Many people don’t know this about me, but there are times when I simply cannot finish a book. Gasp. I said it. There are some books that do not enthrall me. It isn’t the author’s fault (okay, sometimes it is); he or she may have written a really well researched book with unbelievably flowing prose and richly drawn out characters, but somehow I just was not interested. Sometimes a book suffers from the “I just finished an amazing book that is simply beyond compare, and any book that follows up pales in comparison” blues. This happened to me a few years ago, I had just finished reading what has become my absolute favorite book (Three Fates by Nora Roberts), and I decided to try Pen Pals by Olivia Goldsmith, which while really good, was very different from the other book. After about 100 pages, I got fed up with it–it seemed to move very slowly. A couple of years later, I decided to try it again because there MUST have been something that made me buy it in the first place. This time, I really liked it (although, the description of the hero’s looks made me think of a smarmy guido–which he wasn’t); the heroine even quoted The Sound of Music (my favorite movie)! After finishing it, I couldn’t believe that I had given up on it before. I came to the conclusion the SOMETIMES you need a break between books because the high that you get from one book may make the slow simmer of another feel like a pot that never boils.

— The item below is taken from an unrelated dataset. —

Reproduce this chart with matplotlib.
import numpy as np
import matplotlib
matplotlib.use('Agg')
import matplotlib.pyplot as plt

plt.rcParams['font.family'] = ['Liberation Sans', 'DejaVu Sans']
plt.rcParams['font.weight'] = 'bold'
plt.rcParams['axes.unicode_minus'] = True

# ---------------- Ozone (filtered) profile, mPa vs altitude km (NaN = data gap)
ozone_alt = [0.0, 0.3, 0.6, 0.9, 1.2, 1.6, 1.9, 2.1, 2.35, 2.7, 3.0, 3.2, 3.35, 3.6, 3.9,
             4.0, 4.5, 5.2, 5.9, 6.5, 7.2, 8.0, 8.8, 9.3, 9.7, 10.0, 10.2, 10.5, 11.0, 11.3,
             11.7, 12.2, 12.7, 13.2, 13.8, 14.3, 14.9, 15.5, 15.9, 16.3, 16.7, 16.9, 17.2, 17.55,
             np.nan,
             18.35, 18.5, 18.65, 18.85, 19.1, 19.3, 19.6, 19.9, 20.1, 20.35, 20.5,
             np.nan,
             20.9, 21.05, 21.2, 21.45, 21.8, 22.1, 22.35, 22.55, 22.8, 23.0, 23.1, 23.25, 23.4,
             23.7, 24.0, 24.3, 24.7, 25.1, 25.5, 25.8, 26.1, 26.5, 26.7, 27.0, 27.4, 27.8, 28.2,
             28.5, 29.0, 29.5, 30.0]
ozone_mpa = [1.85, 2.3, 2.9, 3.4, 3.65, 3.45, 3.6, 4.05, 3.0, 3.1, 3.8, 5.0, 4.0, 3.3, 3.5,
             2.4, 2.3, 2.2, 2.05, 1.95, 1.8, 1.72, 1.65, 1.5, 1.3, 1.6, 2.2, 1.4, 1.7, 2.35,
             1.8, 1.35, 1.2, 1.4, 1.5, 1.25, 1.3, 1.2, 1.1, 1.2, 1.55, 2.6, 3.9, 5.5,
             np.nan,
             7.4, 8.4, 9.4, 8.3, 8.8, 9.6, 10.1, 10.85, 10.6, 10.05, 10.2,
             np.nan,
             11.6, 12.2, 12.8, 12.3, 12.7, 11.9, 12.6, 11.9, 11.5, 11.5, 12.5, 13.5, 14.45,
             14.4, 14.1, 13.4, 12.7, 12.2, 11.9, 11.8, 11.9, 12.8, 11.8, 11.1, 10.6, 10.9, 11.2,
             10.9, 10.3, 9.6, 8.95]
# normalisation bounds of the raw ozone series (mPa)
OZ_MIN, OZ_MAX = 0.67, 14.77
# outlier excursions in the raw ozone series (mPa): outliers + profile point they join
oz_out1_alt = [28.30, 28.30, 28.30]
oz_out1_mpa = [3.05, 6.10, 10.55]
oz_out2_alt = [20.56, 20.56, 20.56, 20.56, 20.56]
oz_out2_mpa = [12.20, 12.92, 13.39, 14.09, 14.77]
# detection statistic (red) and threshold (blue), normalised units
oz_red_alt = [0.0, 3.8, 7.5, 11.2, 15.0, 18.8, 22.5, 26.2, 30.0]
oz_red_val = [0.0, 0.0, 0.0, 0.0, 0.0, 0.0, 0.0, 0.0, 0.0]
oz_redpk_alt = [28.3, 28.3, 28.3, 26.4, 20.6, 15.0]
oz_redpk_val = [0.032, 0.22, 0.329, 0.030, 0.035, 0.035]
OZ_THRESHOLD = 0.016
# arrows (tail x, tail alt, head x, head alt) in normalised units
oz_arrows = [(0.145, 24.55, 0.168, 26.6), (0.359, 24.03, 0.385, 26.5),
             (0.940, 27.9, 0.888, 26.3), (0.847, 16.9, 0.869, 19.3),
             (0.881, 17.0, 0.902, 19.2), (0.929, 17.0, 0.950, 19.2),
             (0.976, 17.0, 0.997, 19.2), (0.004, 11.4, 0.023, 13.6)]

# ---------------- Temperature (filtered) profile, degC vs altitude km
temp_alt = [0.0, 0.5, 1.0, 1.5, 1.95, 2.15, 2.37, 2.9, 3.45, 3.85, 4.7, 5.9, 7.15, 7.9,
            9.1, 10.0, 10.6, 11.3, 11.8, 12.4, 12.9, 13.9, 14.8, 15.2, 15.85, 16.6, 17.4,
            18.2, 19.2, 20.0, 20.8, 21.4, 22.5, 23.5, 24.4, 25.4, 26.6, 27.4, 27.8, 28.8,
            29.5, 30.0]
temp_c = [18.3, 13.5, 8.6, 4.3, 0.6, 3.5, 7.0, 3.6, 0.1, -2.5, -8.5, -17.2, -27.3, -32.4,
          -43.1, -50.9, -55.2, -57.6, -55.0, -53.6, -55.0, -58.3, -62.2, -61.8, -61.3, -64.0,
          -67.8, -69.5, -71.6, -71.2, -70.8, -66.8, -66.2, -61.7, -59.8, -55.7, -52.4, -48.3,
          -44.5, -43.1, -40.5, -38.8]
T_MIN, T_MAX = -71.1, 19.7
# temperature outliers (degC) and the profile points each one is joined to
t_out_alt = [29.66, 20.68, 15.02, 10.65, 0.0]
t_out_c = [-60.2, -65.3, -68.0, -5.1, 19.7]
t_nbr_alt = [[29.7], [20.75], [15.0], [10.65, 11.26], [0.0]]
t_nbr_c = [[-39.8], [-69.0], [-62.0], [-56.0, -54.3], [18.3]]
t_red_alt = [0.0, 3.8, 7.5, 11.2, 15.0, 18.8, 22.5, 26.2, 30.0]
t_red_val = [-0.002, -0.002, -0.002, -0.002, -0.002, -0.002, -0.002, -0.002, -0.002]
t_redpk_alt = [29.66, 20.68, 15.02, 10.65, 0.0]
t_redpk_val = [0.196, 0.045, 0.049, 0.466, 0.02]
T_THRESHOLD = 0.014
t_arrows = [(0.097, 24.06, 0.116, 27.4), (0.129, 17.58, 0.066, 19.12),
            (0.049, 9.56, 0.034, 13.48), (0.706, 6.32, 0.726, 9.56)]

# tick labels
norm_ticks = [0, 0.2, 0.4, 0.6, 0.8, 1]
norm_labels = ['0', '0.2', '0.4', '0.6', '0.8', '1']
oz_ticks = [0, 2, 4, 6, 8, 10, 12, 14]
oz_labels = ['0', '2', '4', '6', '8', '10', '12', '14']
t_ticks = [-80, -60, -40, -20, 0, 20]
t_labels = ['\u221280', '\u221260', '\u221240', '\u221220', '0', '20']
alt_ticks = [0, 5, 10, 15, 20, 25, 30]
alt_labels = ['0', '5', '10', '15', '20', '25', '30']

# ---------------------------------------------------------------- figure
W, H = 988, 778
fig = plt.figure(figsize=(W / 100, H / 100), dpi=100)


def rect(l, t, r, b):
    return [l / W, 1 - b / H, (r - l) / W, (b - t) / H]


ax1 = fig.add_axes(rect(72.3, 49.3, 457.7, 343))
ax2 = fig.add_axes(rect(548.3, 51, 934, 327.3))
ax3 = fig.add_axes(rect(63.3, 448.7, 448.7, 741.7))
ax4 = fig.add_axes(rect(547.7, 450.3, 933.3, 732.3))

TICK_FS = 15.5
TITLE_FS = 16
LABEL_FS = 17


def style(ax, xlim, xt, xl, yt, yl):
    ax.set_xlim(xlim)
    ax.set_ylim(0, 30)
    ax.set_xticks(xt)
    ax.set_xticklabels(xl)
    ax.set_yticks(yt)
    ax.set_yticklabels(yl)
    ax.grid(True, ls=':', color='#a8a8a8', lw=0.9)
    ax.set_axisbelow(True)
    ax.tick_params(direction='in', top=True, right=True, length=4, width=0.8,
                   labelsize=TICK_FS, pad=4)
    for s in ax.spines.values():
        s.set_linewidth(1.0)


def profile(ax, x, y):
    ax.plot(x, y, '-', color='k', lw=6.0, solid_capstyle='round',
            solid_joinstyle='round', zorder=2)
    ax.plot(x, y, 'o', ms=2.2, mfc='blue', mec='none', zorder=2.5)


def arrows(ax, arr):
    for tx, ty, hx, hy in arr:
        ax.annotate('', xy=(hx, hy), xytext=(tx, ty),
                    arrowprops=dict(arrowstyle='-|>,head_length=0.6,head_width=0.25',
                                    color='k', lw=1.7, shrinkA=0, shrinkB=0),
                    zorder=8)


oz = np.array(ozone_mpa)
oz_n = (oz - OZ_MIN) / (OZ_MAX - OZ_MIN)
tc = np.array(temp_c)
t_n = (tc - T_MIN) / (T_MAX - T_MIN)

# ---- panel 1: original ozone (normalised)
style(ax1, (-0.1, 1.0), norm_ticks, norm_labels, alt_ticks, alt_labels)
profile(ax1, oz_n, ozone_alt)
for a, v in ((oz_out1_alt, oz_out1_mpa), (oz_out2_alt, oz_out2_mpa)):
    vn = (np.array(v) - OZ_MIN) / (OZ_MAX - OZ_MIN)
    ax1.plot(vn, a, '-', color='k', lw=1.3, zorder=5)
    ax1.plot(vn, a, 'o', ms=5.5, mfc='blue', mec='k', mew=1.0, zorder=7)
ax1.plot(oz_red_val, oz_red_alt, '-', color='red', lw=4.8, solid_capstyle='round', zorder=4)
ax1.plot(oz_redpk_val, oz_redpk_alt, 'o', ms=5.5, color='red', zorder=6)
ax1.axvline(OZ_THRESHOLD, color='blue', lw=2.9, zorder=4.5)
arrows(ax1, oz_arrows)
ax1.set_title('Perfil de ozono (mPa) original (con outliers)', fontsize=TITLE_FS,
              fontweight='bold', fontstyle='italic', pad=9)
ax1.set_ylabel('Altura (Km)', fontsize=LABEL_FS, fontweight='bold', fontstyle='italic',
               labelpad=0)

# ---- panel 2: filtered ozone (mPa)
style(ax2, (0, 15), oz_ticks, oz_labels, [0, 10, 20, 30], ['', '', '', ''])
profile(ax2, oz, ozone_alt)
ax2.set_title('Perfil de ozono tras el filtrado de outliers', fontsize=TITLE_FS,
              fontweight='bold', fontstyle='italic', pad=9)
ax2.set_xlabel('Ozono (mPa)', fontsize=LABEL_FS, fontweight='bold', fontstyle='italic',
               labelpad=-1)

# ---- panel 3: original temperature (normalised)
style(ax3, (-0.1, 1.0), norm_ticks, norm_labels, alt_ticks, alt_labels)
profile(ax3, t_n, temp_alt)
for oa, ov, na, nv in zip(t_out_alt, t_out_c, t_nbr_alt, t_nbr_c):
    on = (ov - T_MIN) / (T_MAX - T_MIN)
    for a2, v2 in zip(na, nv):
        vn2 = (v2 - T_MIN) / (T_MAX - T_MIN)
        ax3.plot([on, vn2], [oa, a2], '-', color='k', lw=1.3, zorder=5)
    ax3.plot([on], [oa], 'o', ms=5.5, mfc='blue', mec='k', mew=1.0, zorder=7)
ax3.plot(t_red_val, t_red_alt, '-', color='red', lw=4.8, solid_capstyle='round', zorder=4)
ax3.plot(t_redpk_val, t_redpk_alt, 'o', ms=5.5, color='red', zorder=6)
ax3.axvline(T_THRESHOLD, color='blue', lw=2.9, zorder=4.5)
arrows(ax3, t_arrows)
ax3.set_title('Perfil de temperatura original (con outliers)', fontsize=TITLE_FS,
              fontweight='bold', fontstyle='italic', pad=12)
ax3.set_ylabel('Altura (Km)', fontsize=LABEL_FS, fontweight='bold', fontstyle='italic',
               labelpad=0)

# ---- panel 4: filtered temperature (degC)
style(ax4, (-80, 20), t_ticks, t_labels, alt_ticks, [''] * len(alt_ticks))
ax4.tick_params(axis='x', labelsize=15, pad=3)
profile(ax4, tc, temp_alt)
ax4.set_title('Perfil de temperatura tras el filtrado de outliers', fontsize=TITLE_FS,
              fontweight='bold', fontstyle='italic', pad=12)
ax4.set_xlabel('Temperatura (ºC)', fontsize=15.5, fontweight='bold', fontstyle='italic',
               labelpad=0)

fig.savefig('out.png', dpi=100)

However, sometimes, a book is just bad. For instance, about 2 years ago, I purchased a bunch of Nora Roberts books: Sanctuary, Montana Sky, and Hidden Riches (so bad that i had to google the title because I couldn’t remember it). I read Montana Sky first, and I loved it. Then, I read Sanctuary, and loved it too. However, once I started Hidden Riches, I couldn’t get into it. I thought that the heroine was tstl (too stupid to live) and that the hero was an ex-cop with baggage best revealed to Oprah (or a slew of psychologists). I got about 100 pages into the book and gave up. I was puzzled. How could this be written by the same person who wrote the other two books? Having already come to the conclusion that my enjoyment of the previous books may have biased me against the third, I decided that I would put Hidden Riches aside and pick it up again. Six months later, I tried it again. And hated it even more than i did the first time.
I have recently decided that buying books is a lot like buying lipstick. When you’re in the store, the color looks amazing, but as soon as you get it home, you realize that when wearing it, the color is more neon fuchsia instead of the pretty pink that it appeared to be in the store. Books also suffer from a case of neon fuchsia-itis. In the store, the cover looks pretty and shiny and the synopsis makes it sound amazing. Then, when you get it home and you sit down, wearing your comfy pajamas, the cover is faded and the blood dripping off the vampire’s fangs looks like something an assistant photoshopped into an already cheesy cover. But, you paid for it, and sometimes a cover is not indicative of the contents, then you realize that what’s inside is worse than what is outside, making you wish for some memory erasing flowers or chocolate–SOMETHING to make that monstrosity GO AWAY.
There are unfortunately many books like this. They look pretty in the store, but when you get it home, the apple on the cover is opened to reveal a half eaten worm. A couple of months ago, I bought Original Sin by Allison Brennan (one of my favorite authors). The cover was cute, despite the half cut-off face that seems to be ubiquitous in the romance genre. The back copy–interesting. Moira O’Donnell can’t help remembering her boyfriend’s horrible death at the hands of her EVIL witch of a mother, and sets out to find her, which leads her to THE END OF THE WORLD. She and a small cadre of others must find Moira’s mother Fiona, who is the catalyst to the end.
I got less than 10 pages in before I was ready to give it up. The heroine, Moira, was definitely tstl. She has a nightmare/vision and panics, calling a monk that helped raise her when her mother left her as a child. Okay–cause that’s usually where one ends up when their parents leave–a monastery. Then, she starts thinking about how all the other monks are mad at her for getting her bf killed. How did she do this? She decided that she needed to fight fire with fire, and use her own magic to stop Fiona. When said bf dies, she comes to the conclusion that ALL magic, black and white, is evil–the work of the devil. I could have looked past this, but then the monk got on the phone, and they start talking about Moira’s magic scar that lets her know when danger is afoot. That’s when my spidey-sense went off. Big bad evil. Scar. Seven book series. OMG! Fiona is really Voldemorte! Which means…Moira is Harry Potter! Does this mean…is Allison Brennan really J.K. Rowling?! Unfortunately, what it doesn’t mean is originality. One thing that I like in a paranormal romance is some level of originality–it doesn’t need to invent a new were-species, but it should be based on a NEW idea. Not one stolen from one of the most successful authors of young adult novels. I love Harry Potter, but I do not need to read his story in another format.